[Recorded data]
****************

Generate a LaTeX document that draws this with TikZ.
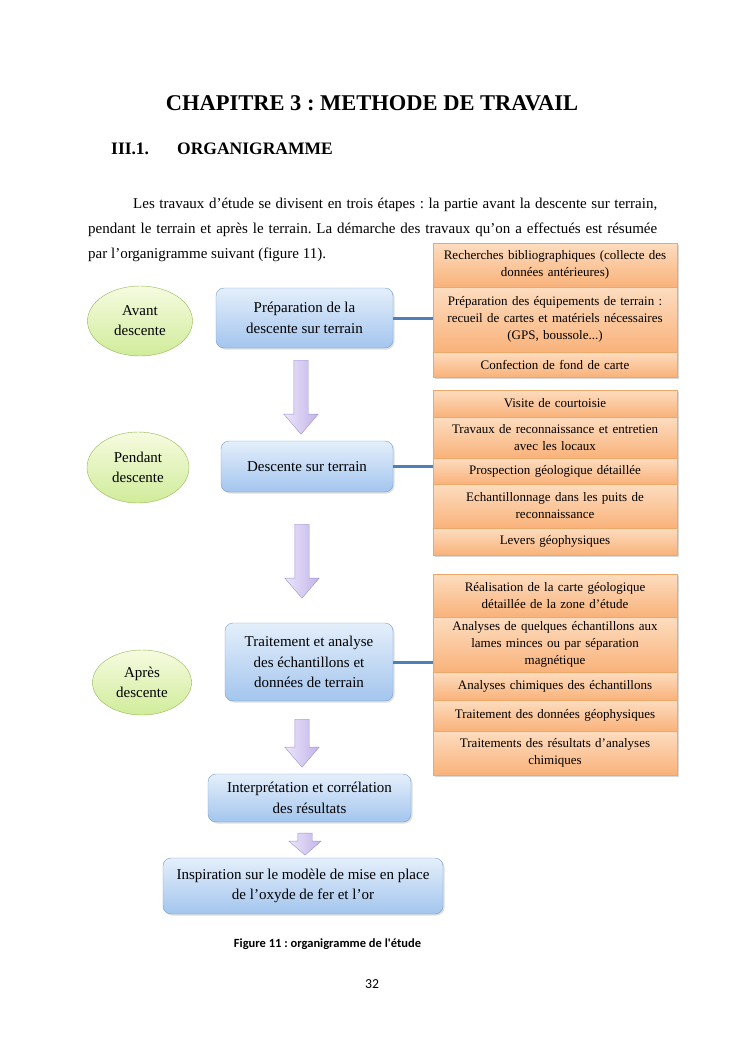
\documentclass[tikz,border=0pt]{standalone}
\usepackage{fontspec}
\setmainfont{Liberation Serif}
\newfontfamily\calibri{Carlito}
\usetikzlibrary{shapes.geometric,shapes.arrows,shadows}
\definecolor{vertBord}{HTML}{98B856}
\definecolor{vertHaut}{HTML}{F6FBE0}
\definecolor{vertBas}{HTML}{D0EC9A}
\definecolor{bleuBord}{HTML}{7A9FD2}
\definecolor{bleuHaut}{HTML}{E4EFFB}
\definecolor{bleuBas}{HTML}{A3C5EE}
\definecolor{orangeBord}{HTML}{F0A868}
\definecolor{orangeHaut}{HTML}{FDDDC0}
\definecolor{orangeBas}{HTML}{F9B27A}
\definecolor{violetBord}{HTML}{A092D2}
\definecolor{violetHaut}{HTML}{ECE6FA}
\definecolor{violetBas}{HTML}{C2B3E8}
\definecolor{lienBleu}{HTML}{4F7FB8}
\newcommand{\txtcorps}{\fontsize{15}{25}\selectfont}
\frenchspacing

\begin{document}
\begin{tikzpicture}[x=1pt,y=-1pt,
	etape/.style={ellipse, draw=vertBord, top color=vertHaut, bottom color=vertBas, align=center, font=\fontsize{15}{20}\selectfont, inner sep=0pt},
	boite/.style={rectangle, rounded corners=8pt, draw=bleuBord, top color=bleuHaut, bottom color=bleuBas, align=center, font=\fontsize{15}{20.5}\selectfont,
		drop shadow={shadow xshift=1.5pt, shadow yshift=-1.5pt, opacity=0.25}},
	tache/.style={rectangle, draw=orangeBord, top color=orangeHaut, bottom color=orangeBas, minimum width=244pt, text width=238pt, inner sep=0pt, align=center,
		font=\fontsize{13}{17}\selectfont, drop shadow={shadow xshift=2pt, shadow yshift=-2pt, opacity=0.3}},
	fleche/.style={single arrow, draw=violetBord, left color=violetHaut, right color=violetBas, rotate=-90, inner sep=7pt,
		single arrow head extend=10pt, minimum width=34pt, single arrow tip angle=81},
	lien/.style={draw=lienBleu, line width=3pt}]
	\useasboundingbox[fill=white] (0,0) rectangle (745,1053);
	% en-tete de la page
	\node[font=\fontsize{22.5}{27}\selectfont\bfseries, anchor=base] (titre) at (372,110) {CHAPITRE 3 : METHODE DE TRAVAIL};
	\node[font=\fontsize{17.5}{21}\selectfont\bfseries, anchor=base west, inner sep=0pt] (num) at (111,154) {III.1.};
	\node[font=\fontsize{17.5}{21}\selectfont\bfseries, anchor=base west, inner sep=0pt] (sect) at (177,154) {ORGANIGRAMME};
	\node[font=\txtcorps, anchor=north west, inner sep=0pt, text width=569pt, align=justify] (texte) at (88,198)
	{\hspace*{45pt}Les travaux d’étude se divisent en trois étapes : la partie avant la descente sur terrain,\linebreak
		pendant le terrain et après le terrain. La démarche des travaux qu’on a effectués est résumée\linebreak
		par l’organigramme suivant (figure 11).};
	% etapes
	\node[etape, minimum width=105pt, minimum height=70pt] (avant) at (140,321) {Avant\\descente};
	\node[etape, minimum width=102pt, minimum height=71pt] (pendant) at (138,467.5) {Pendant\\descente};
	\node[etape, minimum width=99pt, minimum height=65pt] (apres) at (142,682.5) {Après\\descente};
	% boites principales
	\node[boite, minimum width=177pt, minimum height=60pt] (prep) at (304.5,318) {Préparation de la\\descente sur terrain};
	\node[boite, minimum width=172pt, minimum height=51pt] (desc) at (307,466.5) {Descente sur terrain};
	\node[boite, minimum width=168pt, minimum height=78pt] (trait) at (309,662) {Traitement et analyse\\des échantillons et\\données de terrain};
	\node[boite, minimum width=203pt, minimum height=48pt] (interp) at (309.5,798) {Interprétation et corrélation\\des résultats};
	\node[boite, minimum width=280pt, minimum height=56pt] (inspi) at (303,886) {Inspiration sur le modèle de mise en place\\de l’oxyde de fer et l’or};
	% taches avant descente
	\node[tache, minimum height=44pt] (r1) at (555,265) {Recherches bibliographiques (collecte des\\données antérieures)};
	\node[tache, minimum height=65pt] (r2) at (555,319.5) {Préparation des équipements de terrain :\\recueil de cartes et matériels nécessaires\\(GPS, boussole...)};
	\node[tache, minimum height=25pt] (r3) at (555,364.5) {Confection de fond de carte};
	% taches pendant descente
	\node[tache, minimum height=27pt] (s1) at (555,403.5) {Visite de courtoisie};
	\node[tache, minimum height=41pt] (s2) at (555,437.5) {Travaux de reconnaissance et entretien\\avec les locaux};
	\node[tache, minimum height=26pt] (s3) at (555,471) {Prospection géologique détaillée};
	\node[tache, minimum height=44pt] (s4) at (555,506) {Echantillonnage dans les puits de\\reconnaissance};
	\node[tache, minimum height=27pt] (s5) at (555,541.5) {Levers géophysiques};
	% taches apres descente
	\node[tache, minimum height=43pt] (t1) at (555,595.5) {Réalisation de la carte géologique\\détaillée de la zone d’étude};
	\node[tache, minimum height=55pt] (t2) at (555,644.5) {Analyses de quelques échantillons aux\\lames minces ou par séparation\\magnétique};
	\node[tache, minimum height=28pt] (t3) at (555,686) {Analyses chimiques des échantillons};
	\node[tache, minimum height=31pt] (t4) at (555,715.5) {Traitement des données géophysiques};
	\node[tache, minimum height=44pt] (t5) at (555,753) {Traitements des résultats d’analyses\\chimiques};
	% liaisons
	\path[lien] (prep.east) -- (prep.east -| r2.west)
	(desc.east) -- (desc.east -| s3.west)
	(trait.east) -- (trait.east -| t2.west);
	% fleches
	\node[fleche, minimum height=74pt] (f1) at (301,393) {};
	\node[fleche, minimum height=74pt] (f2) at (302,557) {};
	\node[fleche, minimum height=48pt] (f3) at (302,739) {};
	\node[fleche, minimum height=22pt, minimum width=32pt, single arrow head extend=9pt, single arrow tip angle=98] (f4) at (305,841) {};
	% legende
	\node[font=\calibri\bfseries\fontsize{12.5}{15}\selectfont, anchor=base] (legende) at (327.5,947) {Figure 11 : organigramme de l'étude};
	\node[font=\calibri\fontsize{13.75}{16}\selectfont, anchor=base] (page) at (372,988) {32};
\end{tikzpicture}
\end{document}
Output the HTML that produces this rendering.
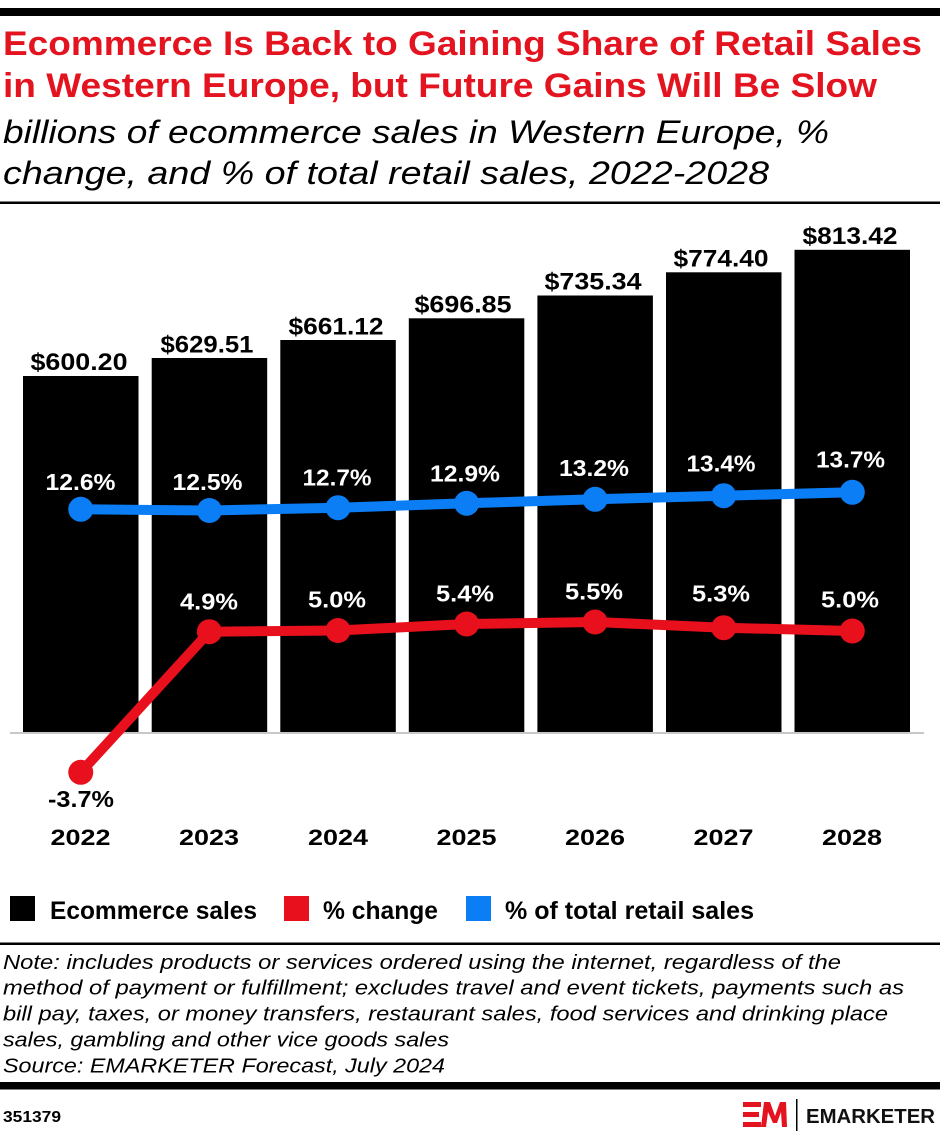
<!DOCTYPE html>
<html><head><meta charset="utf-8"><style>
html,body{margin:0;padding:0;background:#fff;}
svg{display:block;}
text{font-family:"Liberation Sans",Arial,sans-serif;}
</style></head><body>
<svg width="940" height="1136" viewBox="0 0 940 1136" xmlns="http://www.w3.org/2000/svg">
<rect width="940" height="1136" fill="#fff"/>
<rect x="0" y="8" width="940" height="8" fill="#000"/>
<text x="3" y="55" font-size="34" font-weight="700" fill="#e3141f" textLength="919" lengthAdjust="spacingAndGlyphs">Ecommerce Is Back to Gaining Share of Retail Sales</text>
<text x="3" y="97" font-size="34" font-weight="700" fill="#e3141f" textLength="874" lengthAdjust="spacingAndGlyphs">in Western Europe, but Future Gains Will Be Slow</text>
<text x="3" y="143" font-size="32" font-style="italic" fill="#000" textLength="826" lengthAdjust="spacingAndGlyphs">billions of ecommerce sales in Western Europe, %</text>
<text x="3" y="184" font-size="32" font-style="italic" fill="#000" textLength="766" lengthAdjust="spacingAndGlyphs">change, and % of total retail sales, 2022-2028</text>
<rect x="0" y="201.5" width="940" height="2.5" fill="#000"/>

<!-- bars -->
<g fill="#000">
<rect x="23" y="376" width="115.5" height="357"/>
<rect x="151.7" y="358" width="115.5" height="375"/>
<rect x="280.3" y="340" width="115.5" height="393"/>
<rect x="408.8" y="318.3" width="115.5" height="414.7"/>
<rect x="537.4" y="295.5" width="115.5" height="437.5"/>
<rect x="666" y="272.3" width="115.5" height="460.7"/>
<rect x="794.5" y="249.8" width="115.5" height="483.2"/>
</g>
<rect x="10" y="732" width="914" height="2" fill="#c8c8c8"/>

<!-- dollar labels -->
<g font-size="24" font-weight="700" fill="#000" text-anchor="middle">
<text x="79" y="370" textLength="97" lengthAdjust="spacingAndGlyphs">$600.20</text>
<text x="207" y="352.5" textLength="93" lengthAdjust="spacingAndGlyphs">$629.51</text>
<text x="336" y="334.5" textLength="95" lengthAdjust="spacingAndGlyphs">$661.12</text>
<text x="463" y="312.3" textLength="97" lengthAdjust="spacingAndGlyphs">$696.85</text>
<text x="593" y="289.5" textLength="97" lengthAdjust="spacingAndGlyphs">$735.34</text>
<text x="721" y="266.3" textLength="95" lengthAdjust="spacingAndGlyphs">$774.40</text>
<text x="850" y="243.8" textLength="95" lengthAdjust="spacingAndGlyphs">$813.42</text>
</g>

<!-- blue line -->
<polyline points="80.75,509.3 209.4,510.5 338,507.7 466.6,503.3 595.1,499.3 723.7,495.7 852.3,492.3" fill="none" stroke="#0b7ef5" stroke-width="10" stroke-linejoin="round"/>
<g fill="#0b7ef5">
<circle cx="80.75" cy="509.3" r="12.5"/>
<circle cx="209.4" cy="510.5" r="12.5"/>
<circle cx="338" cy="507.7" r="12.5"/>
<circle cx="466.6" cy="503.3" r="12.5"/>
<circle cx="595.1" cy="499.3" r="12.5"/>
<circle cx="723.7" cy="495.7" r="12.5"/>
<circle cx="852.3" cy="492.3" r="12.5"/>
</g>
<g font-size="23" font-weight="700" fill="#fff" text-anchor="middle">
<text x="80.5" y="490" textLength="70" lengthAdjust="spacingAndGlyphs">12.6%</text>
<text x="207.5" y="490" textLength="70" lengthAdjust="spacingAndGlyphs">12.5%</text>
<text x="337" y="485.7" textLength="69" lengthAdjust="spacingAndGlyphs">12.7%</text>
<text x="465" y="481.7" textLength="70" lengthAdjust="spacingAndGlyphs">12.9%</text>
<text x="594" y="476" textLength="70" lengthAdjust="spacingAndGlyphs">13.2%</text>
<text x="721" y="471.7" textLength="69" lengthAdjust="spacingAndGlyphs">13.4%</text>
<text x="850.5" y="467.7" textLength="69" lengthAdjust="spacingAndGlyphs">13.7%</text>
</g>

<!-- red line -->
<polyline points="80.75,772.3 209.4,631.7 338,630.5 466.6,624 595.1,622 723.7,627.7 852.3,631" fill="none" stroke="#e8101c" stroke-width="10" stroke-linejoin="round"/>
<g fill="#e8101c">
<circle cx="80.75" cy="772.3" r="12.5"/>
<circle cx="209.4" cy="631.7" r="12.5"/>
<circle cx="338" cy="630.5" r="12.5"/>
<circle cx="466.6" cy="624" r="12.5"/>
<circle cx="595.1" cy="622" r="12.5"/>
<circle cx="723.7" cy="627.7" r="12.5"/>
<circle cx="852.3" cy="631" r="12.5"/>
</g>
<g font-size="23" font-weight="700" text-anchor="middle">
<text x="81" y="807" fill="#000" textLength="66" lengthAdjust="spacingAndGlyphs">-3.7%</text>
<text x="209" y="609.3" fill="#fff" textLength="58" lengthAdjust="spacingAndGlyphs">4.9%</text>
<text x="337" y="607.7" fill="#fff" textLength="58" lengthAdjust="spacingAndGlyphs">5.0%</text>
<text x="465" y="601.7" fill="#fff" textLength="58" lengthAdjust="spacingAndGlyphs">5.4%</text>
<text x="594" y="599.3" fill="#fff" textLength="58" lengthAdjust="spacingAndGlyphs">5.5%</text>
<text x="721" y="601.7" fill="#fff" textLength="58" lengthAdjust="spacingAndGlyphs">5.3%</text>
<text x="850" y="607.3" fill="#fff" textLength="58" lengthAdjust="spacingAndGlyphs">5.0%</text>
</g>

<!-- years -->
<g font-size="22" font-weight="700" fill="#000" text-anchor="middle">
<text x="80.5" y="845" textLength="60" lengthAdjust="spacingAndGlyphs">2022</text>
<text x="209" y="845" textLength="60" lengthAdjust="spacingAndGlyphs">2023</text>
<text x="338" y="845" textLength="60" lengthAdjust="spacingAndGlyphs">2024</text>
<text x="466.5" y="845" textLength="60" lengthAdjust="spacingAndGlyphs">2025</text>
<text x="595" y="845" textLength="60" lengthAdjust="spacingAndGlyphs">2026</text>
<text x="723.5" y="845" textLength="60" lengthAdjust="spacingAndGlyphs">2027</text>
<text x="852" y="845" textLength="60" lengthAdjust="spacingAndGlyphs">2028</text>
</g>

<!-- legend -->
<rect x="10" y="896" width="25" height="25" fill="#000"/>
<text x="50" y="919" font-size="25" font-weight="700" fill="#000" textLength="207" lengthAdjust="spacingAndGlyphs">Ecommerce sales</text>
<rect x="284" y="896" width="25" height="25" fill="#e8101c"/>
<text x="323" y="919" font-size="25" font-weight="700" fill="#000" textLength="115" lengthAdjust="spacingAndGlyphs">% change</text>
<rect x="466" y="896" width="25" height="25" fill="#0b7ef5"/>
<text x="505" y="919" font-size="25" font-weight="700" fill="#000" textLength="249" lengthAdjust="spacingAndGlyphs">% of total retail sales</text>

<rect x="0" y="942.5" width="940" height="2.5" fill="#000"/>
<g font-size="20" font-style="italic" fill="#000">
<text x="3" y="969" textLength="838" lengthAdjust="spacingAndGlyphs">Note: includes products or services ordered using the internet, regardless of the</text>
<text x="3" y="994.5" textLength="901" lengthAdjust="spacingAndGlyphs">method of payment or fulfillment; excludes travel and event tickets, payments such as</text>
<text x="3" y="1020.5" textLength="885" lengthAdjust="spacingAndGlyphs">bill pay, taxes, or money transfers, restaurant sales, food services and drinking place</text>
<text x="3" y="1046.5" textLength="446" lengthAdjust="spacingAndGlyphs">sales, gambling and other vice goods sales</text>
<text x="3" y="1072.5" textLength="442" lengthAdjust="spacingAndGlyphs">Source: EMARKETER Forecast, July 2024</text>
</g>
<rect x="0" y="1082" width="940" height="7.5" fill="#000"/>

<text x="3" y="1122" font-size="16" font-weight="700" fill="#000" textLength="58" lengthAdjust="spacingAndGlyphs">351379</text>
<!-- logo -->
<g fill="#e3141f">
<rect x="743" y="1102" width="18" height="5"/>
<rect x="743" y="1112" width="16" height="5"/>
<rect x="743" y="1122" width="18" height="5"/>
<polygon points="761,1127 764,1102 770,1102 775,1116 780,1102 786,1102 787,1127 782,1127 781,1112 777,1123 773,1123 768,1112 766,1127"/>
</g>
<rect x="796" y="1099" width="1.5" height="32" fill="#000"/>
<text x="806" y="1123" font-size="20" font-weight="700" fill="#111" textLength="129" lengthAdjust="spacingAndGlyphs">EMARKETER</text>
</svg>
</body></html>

****************

* Aim of the exercise
Search the records for the string "that" and return every line in which it occurs.

* Output of the exercise
Generate a LaTeX document that draws this with TikZ.
Output the HTML that produces this rendering.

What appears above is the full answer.